▶ **Requirement**:
Retype the lines beneath this one, from the first through the line containing "const yTicks = [0, 20, 40, 60, 80, 100];". Pictures are left out.

Begin Dataset section

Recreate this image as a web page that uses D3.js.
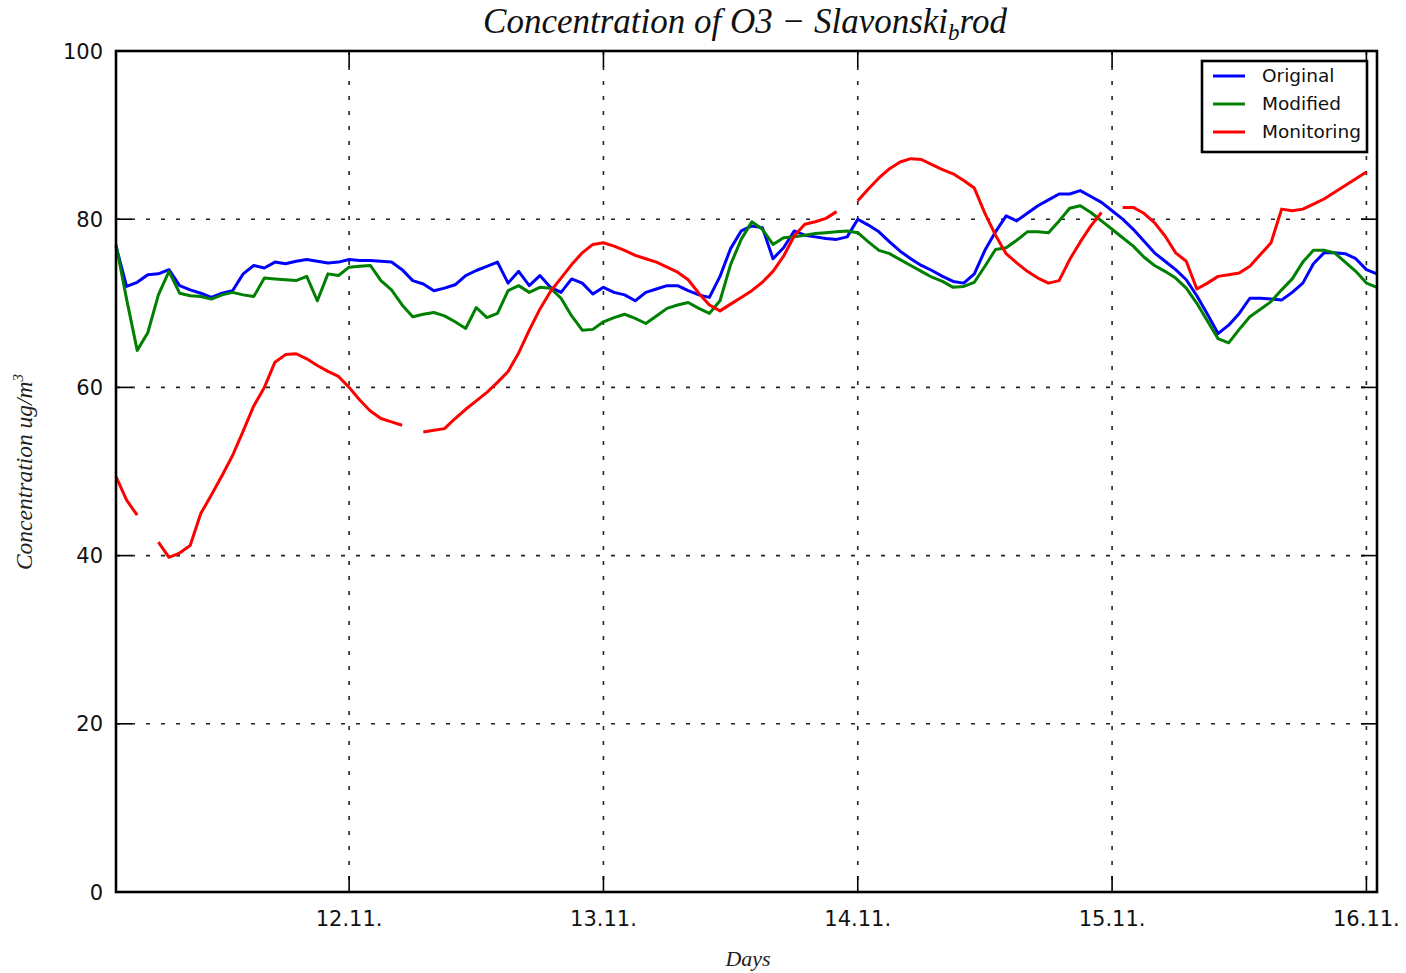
<!DOCTYPE html>
<html>
<head>
<meta charset="utf-8">
<script src="https://cdn.jsdelivr.net/npm/d3@7"></script>
<style>
  body { margin: 0; background: #fff; }
  svg { display: block; }
</style>
</head>
<body>
<div id="chart"></div>
<script>
// hours counted from 11.11. 00:00, one sample per hour
const hours = d3.range(2, 122);

const dayTicks = [24, 48, 72, 96, 120];
const dayLabels = ["12.11.", "13.11.", "14.11.", "15.11.", "16.11."];
const yTicks = [0, 20, 40, 60, 80, 100];

const original = [
  76.8, 72.0, 72.5, 73.4, 73.5, 74.0, 72.1, 71.6, 71.2, 70.7,
  71.2, 71.5, 73.5, 74.5, 74.2, 74.9, 74.7, 75.0, 75.2, 75.0,
  74.8, 74.9, 75.2, 75.1, 75.1, 75.0, 74.9, 74.0, 72.7, 72.3,
  71.5, 71.8, 72.2, 73.3, 73.9, 74.4, 74.9, 72.4, 73.8, 72.1,
  73.3, 71.9, 71.3, 72.9, 72.4, 71.1, 71.9, 71.3, 71.0, 70.3,
  71.3, 71.7, 72.1, 72.1, 71.5, 71.0, 70.7, 73.2, 76.5, 78.6,
  79.2, 79.0, 75.3, 76.6, 78.6, 78.1, 77.9, 77.7, 77.6, 77.9,
  80.0, 79.3, 78.5, 77.3, 76.2, 75.3, 74.5, 73.9, 73.2, 72.6,
  72.4, 73.5, 76.3, 78.5, 80.4, 79.8, 80.7, 81.6, 82.3, 83.0,
  83.0, 83.4, 82.7, 82.0, 81.0, 80.0, 78.8, 77.4, 76.0, 75.0,
  74.0, 72.8, 70.9, 68.7, 66.4, 67.4, 68.8, 70.6, 70.6, 70.5,
  70.4, 71.3, 72.4, 74.7, 76.0, 76.0, 75.9, 75.3, 74.0, 73.5
];

const modified = [
  77.0, 70.5, 64.4, 66.5, 71.0, 73.8, 71.2, 70.9, 70.8, 70.5,
  71.0, 71.3, 71.0, 70.8, 73.0, 72.9, 72.8, 72.7, 73.2, 70.3,
  73.5, 73.3, 74.3, 74.4, 74.5, 72.7, 71.6, 69.8, 68.4, 68.7,
  68.9, 68.5, 67.8, 67.0, 69.5, 68.3, 68.8, 71.5, 72.1, 71.3,
  71.9, 71.8, 70.6, 68.5, 66.8, 66.9, 67.8, 68.3, 68.7, 68.2,
  67.6, 68.5, 69.4, 69.8, 70.1, 69.4, 68.8, 70.3, 74.6, 77.6,
  79.7, 78.8, 77.0, 77.8, 77.9, 78.1, 78.3, 78.4, 78.5, 78.6,
  78.4, 77.3, 76.3, 75.9, 75.2, 74.5, 73.8, 73.1, 72.6, 71.9,
  72.0, 72.5, 74.4, 76.4, 76.6, 77.5, 78.5, 78.5, 78.4, 79.8,
  81.3, 81.6, 80.8, 79.8, 78.8, 77.8, 76.8, 75.5, 74.5, 73.8,
  73.0, 71.8, 70.0, 67.9, 65.8, 65.3, 66.9, 68.4, 69.3, 70.2,
  71.6, 72.9, 74.9, 76.3, 76.3, 76.0, 74.9, 73.8, 72.4, 71.9
];

const monitoring = [
  49.4, 46.6, 44.8, null, 41.6, 39.8, 40.3, 41.2, 45.0, 47.2,
  49.5, 51.9, 54.8, 57.8, 60.0, 63.0, 63.9, 64.0, 63.4, 62.6,
  61.9, 61.3, 60.0, 58.5, 57.2, 56.3, 55.9, 55.5, null, 54.7,
  54.9, 55.1, 56.3, 57.4, 58.4, 59.4, 60.6, 61.9, 64.1, 66.8,
  69.3, 71.4, 73.0, 74.6, 76.0, 77.0, 77.2, 76.8, 76.3, 75.7,
  75.3, 74.9, 74.3, 73.7, 72.8, 71.2, 69.8, 69.1, 69.9, 70.7,
  71.5, 72.5, 73.8, 75.6, 78.0, 79.4, 79.7, 80.1, 80.9, null,
  82.2, 83.6, 84.9, 86.0, 86.8, 87.2, 87.1, 86.5, 85.9, 85.4,
  84.6, 83.7, 80.7, 78.1, 75.9, 74.8, 73.8, 73.0, 72.4, 72.7,
  75.2, 77.3, 79.2, 80.8, null, 81.4, 81.4, 80.7, 79.6, 78.0,
  76.0, 75.0, 71.7, 72.4, 73.2, 73.4, 73.6, 74.4, 75.8, 77.2,
  81.2, 81.0, 81.2, 81.8, 82.4, 83.2, 84.0, 84.8, 85.6, null
];

const seriesNames = ["Original", "Modified", "Monitoring"];
const seriesColors = ["#0000ff", "#008000", "#ff0000"];
const seriesValues = [original, modified, monitoring];

const W = 1406, H = 973;
const margin = {top: 51, right: 29, bottom: 81, left: 116};
const width = W - margin.left - margin.right;
const height = H - margin.top - margin.bottom;

const svg = d3.select("#chart").append("svg")
    .attr("width", W)
    .attr("height", H);

const g = svg.append("g")
    .attr("transform", `translate(${margin.left},${margin.top})`);

const x = d3.scaleLinear().domain([2, 121]).range([0, width]);
const y = d3.scaleLinear().domain([0, 100]).range([height, 0]);

// grid
const gridStyle = sel => sel
    .attr("stroke", "#222")
    .attr("stroke-width", 1.6)
    .attr("stroke-dasharray", "4,11");

g.append("g").selectAll("line")
    .data(yTicks.filter(d => d > 0 && d < 100))
    .join("line")
    .attr("x1", 0).attr("x2", width)
    .attr("y1", d => y(d)).attr("y2", d => y(d))
    .call(gridStyle);

g.append("g").selectAll("line")
    .data(dayTicks)
    .join("line")
    .attr("x1", d => x(d)).attr("x2", d => x(d))
    .attr("y1", 0).attr("y2", height)
    .call(gridStyle);

// series lines
const line = d3.line()
    .defined(d => d.v != null)
    .x(d => x(d.h))
    .y(d => y(d.v));

seriesValues.forEach((vals, i) => {
    g.append("path")
        .datum(hours.map((h, k) => ({h: h, v: vals[k]})))
        .attr("fill", "none")
        .attr("stroke", seriesColors[i])
        .attr("stroke-width", 3)
        .attr("stroke-linejoin", "round")
        .attr("d", line);
});

// inward ticks on all four sides
const tickLen = 16;
const ticks = g.append("g").attr("stroke", "#000").attr("stroke-width", 1.6);
yTicks.forEach(t => {
    ticks.append("line").attr("x1", 0).attr("x2", tickLen).attr("y1", y(t)).attr("y2", y(t));
    ticks.append("line").attr("x1", width - tickLen).attr("x2", width).attr("y1", y(t)).attr("y2", y(t));
});
dayTicks.forEach(t => {
    ticks.append("line").attr("x1", x(t)).attr("x2", x(t)).attr("y1", height).attr("y2", height - tickLen);
    ticks.append("line").attr("x1", x(t)).attr("x2", x(t)).attr("y1", 0).attr("y2", tickLen);
});

// frame
g.append("rect")
    .attr("width", width)
    .attr("height", height)
    .attr("fill", "none")
    .attr("stroke", "#000")
    .attr("stroke-width", 2.6);

// tick labels
g.append("g").selectAll("text")
    .data(yTicks)
    .join("text")
    .attr("x", -13)
    .attr("y", d => y(d))
    .attr("dy", "0.36em")
    .attr("text-anchor", "end")
    .attr("font-family", "DejaVu Sans")
    .attr("font-size", 21)
    .attr("fill", "#111")
    .text(d => d);

g.append("g").selectAll("text")
    .data(dayTicks)
    .join("text")
    .attr("x", d => x(d))
    .attr("y", height + 34)
    .attr("text-anchor", "middle")
    .attr("font-family", "DejaVu Sans")
    .attr("font-size", 21)
    .attr("fill", "#111")
    .text((d, i) => dayLabels[i]);

// title
const title = svg.append("text")
    .attr("x", 745)
    .attr("y", 33)
    .attr("text-anchor", "middle")
    .attr("font-family", "Liberation Serif")
    .attr("font-style", "italic")
    .attr("font-size", 35)
    .attr("fill", "#111");
title.append("tspan").text("Concentration of O3 \u2212 Slavonski");
title.append("tspan").attr("font-size", 23).attr("dy", 7).text("b");
title.append("tspan").attr("dy", -7).text("rod");

// axis labels
svg.append("text")
    .attr("x", 748)
    .attr("y", 966)
    .attr("text-anchor", "middle")
    .attr("font-family", "Liberation Serif")
    .attr("font-style", "italic")
    .attr("font-size", 22)
    .attr("fill", "#222")
    .text("Days");

const ylab = svg.append("text")
    .attr("transform", "translate(32,472) rotate(-90)")
    .attr("text-anchor", "middle")
    .attr("font-family", "Liberation Serif")
    .attr("font-style", "italic")
    .attr("font-size", 23.5)
    .attr("fill", "#222");
ylab.append("tspan").text("Concentration ug/m");
ylab.append("tspan").attr("font-size", 15).attr("dy", -9).text("3");

// legend
const legend = svg.append("g").attr("transform", "translate(1202,61)");
legend.append("rect")
    .attr("width", 165)
    .attr("height", 91)
    .attr("fill", "#fff")
    .attr("stroke", "#000")
    .attr("stroke-width", 2.6);
seriesNames.forEach((name, i) => {
    const ry = 15 + i * 28;
    legend.append("line")
        .attr("x1", 11).attr("x2", 43)
        .attr("y1", ry).attr("y2", ry)
        .attr("stroke", seriesColors[i])
        .attr("stroke-width", 3);
    legend.append("text")
        .attr("x", 60)
        .attr("y", ry)
        .attr("dy", "0.35em")
        .attr("font-family", "DejaVu Sans")
        .attr("font-size", 18.5)
        .attr("fill", "#111")
        .text(name);
});
</script>
</body>
</html>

End Dataset section

▶ **Response**:
Recreate this image as a web page that uses D3.js.
<!DOCTYPE html>
<html>
<head>
<meta charset="utf-8">
<script src="https://cdn.jsdelivr.net/npm/d3@7"></script>
<style>
  body { margin: 0; background: #fff; }
  svg { display: block; }
</style>
</head>
<body>
<div id="chart"></div>
<script>
// hours counted from 11.11. 00:00, one sample per hour
const hours = d3.range(2, 122);

const dayTicks = [24, 48, 72, 96, 120];
const dayLabels = ["12.11.", "13.11.", "14.11.", "15.11.", "16.11."];
const yTicks = [0, 20, 40, 60, 80, 100];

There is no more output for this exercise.